In her seminal book Religion and Women in India, eminent historian and feminist scholar Tanika Sarkar presents a nuanced exegesis of the intricate relationships among gender, religion, and politics in the South Asian subcontinent.
Employing a synthesis of feminist and Marxist frameworks through nine chapters developing chronologically, Sarkar interrogates the intersections of class, caste, and economic determinants with gendered and religious subjectivities over the ambitious span of two centuries from the late 18th to the late 20th century. Published in collaboration with Ashoka University, this monograph significantly contributes to subaltern studies and postcolonial feminist historiography.

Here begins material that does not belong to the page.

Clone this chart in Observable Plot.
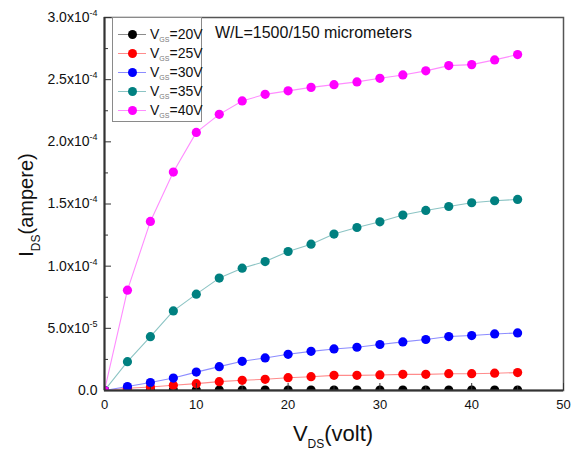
<!DOCTYPE html>
<html>
<head>
<meta charset="utf-8">
<script src="https://cdn.jsdelivr.net/npm/d3@7"></script>
<script src="https://cdn.jsdelivr.net/npm/@observablehq/plot@0.6"></script>
<style>
  body { margin: 0; background: #fff; font-family: "Liberation Sans", Arial, sans-serif; }
  #wrap { position: relative; width: 571px; height: 452px; overflow: hidden; }
  .legend { position: absolute; left: 112px; top: 17px; width: 90px; height: 105px; border: 1px solid #8a8a8a; box-sizing: border-box; background: #fff; }
  .row { position: absolute; left: 0; width: 100%; height: 19px; }
  .row .ln { position: absolute; left: 5px; width: 28px; top: 9px; height: 1px; }
  .row .dt { position: absolute; left: 15px; top: 5px; width: 9px; height: 9px; border-radius: 50%; }
  .row .tx { position: absolute; left: 37px; top: 0; font-size: 14px; line-height: 19px; color: #111; white-space: nowrap; }
  .row .tx sub { font-size: 7px; color: #777; vertical-align: -3px; }
  .note { position: absolute; left: 215px; top: 24px; font-size: 16px; line-height: 18px; color: #111; white-space: nowrap; }
  .xlab { position: absolute; left: 233px; width: 200px; top: 423px; text-align: center; font-size: 22px; line-height: 22px; color: #111; white-space: nowrap; }
  .xlab sub, .ylab sub { font-size: 12px; vertical-align: -7px; }
  .ylab { position: absolute; left: -74px; width: 200px; top: 193px; height: 24px; text-align: center; font-size: 20px; line-height: 24px; color: #111; white-space: nowrap; transform: rotate(-90deg); transform-origin: 50% 50%; }
</style>
</head>
<body>
<div id="wrap"></div>
<script>
// ---- data (drain current in micro-ampere) ----
const vds = [0, 2.5, 5, 7.5, 10, 12.5, 15, 17.5, 20, 22.5, 25, 27.5, 30, 32.5, 35, 37.5, 40, 42.5, 45];
const ids20 = [0, 0.3, 0.3, 0.3, 0.3, 0.3, 0.3, 0.3, 0.4, 0.3, 0.3, 0.3, 0.4, 0.3, 0.3, 0.3, 0.4, 0.3, 0.3];
const ids25 = [0, 1.8, 2.8, 4.2, 5.5, 7.1, 8.2, 9.0, 10.3, 11.1, 12.2, 12.2, 12.5, 13.0, 13.0, 13.5, 13.5, 13.9, 14.4];
const ids30 = [0, 3.2, 6.4, 10.0, 14.8, 19.2, 23.5, 26.2, 29.1, 31.5, 33.4, 34.8, 37.0, 39.1, 41.0, 43.4, 44.2, 45.5, 46.3];
const ids35 = [0, 23.2, 43.3, 64.0, 77.5, 90.4, 98.4, 103.7, 111.8, 117.7, 125.8, 131.1, 135.7, 141.1, 144.8, 148.0, 151.0, 152.6, 153.7];
const ids40 = [0, 80.7, 136.0, 175.7, 207.6, 222.1, 232.9, 238.2, 241.0, 243.8, 246.0, 248.2, 251.1, 253.8, 257.1, 261.3, 262.1, 265.9, 270.2];
const microAmpere = 1e-6;

const seriesNames = ["20V", "25V", "30V", "35V", "40V"];
const seriesValues = [ids20, ids25, ids30, ids35, ids40];
const seriesColors = ["#000000", "#ff0000", "#0000ff", "#008080", "#ff00ff"];
const lineColors = ["#8c8c8c", "#ff8c8c", "#8c8cff", "#8cc4c4", "#ff8cff"];

const xTicks = [0, 10, 20, 30, 40, 50];
const xMinor = [5, 15, 25, 35, 45];
const yTicks = [0, 5e-5, 1e-4, 1.5e-4, 2e-4, 2.5e-4, 3e-4];
const yTickLabels = ["0.0", "5.0x10^-5", "1.0x10^-4", "1.5x10^-4", "2.0x10^-4", "2.5x10^-4", "3.0x10^-4"];
const yMinor = [2.5e-5, 7.5e-5, 1.25e-4, 1.75e-4, 2.25e-4, 2.75e-4];

const annotation = "W/L=1500/150 micrometers";

// ---- table ----
const table = [];
seriesNames.forEach((name, s) => {
  vds.forEach((v, i) => table.push({ vds: v, ids: seriesValues[s][i] * microAmpere, vgs: name }));
});

const plot = Plot.plot({
  width: 571,
  height: 452,
  marginLeft: 104,
  marginRight: 8,
  marginTop: 17,
  marginBottom: 62,
  style: { fontFamily: "'Liberation Sans', Arial, sans-serif", fontSize: "14px", color: "#111", background: "#fff" },
  x: { domain: [0, 50] },
  y: { domain: [0, 3e-4] },
  color: { domain: seriesNames, range: lineColors },
  marks: [
    Plot.line(table, { x: "vds", y: "ids", z: "vgs", stroke: "vgs", strokeWidth: 1.1, clip: true }),
    ...seriesNames.map((name, s) =>
      Plot.dot(table.filter(d => d.vgs === name), { x: "vds", y: "ids", r: 4.6, fill: seriesColors[s], stroke: "none", clip: true })
    ),
    Plot.frame({ stroke: "#555", strokeWidth: 1.5 }),
    Plot.ruleX([0], { stroke: "#333", strokeWidth: 2 }),
    Plot.ruleY([0], { stroke: "#333", strokeWidth: 2 }),
    Plot.axisY({ ticks: yTicks, tickSize: 0, tickPadding: 7, tickFormat: d => yTickLabels[yTicks.indexOf(d)], label: null, fontSize: 14 }),
    Plot.axisY({ ticks: yTicks, tickSize: -7, fill: "none", stroke: "#333", label: null }),
    Plot.axisY({ ticks: yMinor, tickSize: -4, fill: "none", stroke: "#333", label: null }),
    Plot.axisX({ ticks: xTicks, tickSize: 0, tickPadding: 9, label: null, fontSize: 13 }),
    Plot.axisX({ ticks: xTicks, tickSize: -7, fill: "none", stroke: "#333", label: null }),
    Plot.axisX({ ticks: xMinor, tickSize: -4, fill: "none", stroke: "#333", label: null })
  ]
});

// superscripts in y tick labels
d3.select(plot).selectAll('g[aria-label="y-axis tick label"] text').each(function () {
  const t = this.textContent;
  if (t.includes("^")) {
    const [base, exp] = t.split("^");
    const sel = d3.select(this);
    sel.text(base);
    sel.append("tspan").attr("dy", "-6").attr("font-size", "9").text(exp);
  }
});

const wrap = document.getElementById("wrap");
wrap.appendChild(plot);

// legend
const legend = document.createElement("div");
legend.className = "legend";
seriesNames.forEach((name, s) => {
  const row = document.createElement("div");
  row.className = "row";
  row.style.top = (6.5 + 19.2 * s) + "px";
  row.innerHTML = `<div class="ln" style="background:${lineColors[s]}"></div>` +
    `<div class="dt" style="background:${seriesColors[s]}"></div>` +
    `<div class="tx">V<sub>GS</sub>=${name}</div>`;
  legend.appendChild(row);
});
wrap.appendChild(legend);

const note = document.createElement("div");
note.className = "note";
note.textContent = annotation;
wrap.appendChild(note);

const xl = document.createElement("div");
xl.className = "xlab";
xl.innerHTML = "V<sub>DS</sub>(volt)";
wrap.appendChild(xl);

const yl = document.createElement("div");
yl.className = "ylab";
yl.innerHTML = "I<sub>DS</sub>(ampere)";
wrap.appendChild(yl);
</script>
</body>
</html>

In the preface, Sarkar incorporates classical debates on orientalism, modernity, post-coloniality, and public sphere scholarship through a feminist epistemological lens. Drawing on Edward Said’s seminal work from the late 1980s, which posits the Orient as a western construct of an inferior ‘Other’, and Partha Chatterjee’s theorization of Indian nationalists’ appropriation and reconfiguration of western knowledge, Sarkar aligns herself with postcolonial and Marxist feminist paradigms. Consonant with Chatterjee’s thesis, she advocates a critical engagement with socio-cultural forces and praxes, elucidating their impact on class and gender relations.